**Data provided**
# # # # # # #
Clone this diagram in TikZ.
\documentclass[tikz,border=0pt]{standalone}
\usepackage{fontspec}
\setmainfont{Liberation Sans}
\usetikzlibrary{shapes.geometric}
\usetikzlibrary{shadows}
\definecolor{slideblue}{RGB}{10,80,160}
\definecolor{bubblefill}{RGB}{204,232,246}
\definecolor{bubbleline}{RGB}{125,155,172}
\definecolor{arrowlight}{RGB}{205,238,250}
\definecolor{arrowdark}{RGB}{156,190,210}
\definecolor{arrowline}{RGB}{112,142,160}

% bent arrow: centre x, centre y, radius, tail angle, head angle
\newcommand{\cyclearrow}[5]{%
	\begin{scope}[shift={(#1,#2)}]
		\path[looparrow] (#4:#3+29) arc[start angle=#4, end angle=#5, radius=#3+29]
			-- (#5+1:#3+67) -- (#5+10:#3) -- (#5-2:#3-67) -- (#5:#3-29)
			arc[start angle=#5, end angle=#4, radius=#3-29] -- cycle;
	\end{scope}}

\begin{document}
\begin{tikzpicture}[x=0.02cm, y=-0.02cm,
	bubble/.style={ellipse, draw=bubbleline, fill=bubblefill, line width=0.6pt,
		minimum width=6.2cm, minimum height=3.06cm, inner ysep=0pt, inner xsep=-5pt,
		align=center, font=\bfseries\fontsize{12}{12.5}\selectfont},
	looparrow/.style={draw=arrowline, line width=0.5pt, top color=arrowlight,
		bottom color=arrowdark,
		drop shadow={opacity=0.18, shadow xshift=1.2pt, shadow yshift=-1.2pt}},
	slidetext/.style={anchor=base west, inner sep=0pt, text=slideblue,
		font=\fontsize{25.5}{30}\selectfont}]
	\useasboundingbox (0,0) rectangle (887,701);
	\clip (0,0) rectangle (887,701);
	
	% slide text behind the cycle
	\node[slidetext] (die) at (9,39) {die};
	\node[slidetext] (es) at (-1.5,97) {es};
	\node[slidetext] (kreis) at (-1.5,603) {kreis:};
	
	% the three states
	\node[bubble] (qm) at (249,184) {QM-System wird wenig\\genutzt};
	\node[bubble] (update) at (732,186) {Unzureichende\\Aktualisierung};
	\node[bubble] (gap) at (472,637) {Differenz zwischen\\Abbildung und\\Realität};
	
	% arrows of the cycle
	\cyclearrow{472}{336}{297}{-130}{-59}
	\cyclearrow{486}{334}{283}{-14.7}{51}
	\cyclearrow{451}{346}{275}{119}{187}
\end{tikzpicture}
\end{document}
# # # # # # #
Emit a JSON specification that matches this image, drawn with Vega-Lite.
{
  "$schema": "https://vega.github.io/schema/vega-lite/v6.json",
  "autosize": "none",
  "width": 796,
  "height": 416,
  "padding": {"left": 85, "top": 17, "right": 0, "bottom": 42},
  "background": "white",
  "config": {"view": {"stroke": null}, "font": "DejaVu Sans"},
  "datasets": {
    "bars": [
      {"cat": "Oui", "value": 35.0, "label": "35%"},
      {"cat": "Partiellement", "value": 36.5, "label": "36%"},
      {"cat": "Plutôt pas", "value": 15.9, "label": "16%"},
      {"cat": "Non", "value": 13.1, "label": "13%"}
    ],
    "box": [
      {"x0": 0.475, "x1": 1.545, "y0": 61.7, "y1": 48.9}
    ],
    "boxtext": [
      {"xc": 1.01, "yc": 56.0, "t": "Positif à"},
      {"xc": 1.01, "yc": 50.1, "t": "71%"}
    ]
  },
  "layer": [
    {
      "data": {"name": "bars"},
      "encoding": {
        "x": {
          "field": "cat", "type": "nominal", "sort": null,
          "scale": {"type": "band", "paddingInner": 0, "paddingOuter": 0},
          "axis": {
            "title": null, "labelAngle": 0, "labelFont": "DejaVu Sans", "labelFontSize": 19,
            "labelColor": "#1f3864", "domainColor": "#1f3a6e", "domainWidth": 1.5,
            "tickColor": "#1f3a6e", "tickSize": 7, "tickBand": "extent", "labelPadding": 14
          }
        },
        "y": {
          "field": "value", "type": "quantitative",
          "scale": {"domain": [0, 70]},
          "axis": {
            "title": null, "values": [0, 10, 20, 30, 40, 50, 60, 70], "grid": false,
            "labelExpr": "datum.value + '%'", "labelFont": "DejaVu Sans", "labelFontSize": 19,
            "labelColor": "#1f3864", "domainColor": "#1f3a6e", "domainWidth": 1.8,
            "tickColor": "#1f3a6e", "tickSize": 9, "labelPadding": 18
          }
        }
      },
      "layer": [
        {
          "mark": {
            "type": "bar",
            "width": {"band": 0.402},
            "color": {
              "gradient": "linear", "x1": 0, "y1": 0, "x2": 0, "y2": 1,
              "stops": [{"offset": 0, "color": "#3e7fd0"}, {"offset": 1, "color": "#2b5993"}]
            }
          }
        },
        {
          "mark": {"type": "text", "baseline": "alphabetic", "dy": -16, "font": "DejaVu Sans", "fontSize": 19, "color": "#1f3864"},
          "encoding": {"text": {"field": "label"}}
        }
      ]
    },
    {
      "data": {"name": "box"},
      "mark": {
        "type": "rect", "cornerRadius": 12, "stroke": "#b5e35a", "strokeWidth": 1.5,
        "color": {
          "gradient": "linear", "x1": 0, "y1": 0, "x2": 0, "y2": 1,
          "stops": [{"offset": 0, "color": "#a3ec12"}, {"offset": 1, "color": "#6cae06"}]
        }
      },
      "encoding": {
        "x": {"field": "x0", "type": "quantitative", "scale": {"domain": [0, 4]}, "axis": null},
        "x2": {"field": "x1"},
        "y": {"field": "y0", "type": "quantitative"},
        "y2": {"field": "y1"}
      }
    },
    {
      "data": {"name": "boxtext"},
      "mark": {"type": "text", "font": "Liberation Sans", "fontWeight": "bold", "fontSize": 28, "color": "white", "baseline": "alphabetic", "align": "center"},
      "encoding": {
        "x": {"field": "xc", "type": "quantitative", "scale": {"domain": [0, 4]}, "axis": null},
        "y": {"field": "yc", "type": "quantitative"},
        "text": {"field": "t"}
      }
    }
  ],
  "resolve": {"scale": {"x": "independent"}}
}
# # # # # # #
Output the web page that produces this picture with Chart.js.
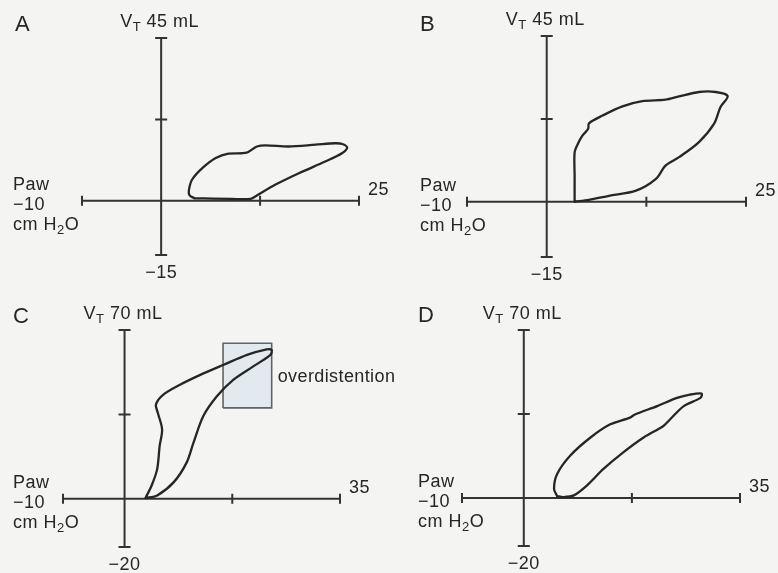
# # # # # # #
**Requirement**
Gather every line from the listing above in which the word "with" appears.

**Exercise answer**
Emit a JSON specification that matches this image, drawn with Vega-Lite.
Output the web page that produces this picture with Chart.js.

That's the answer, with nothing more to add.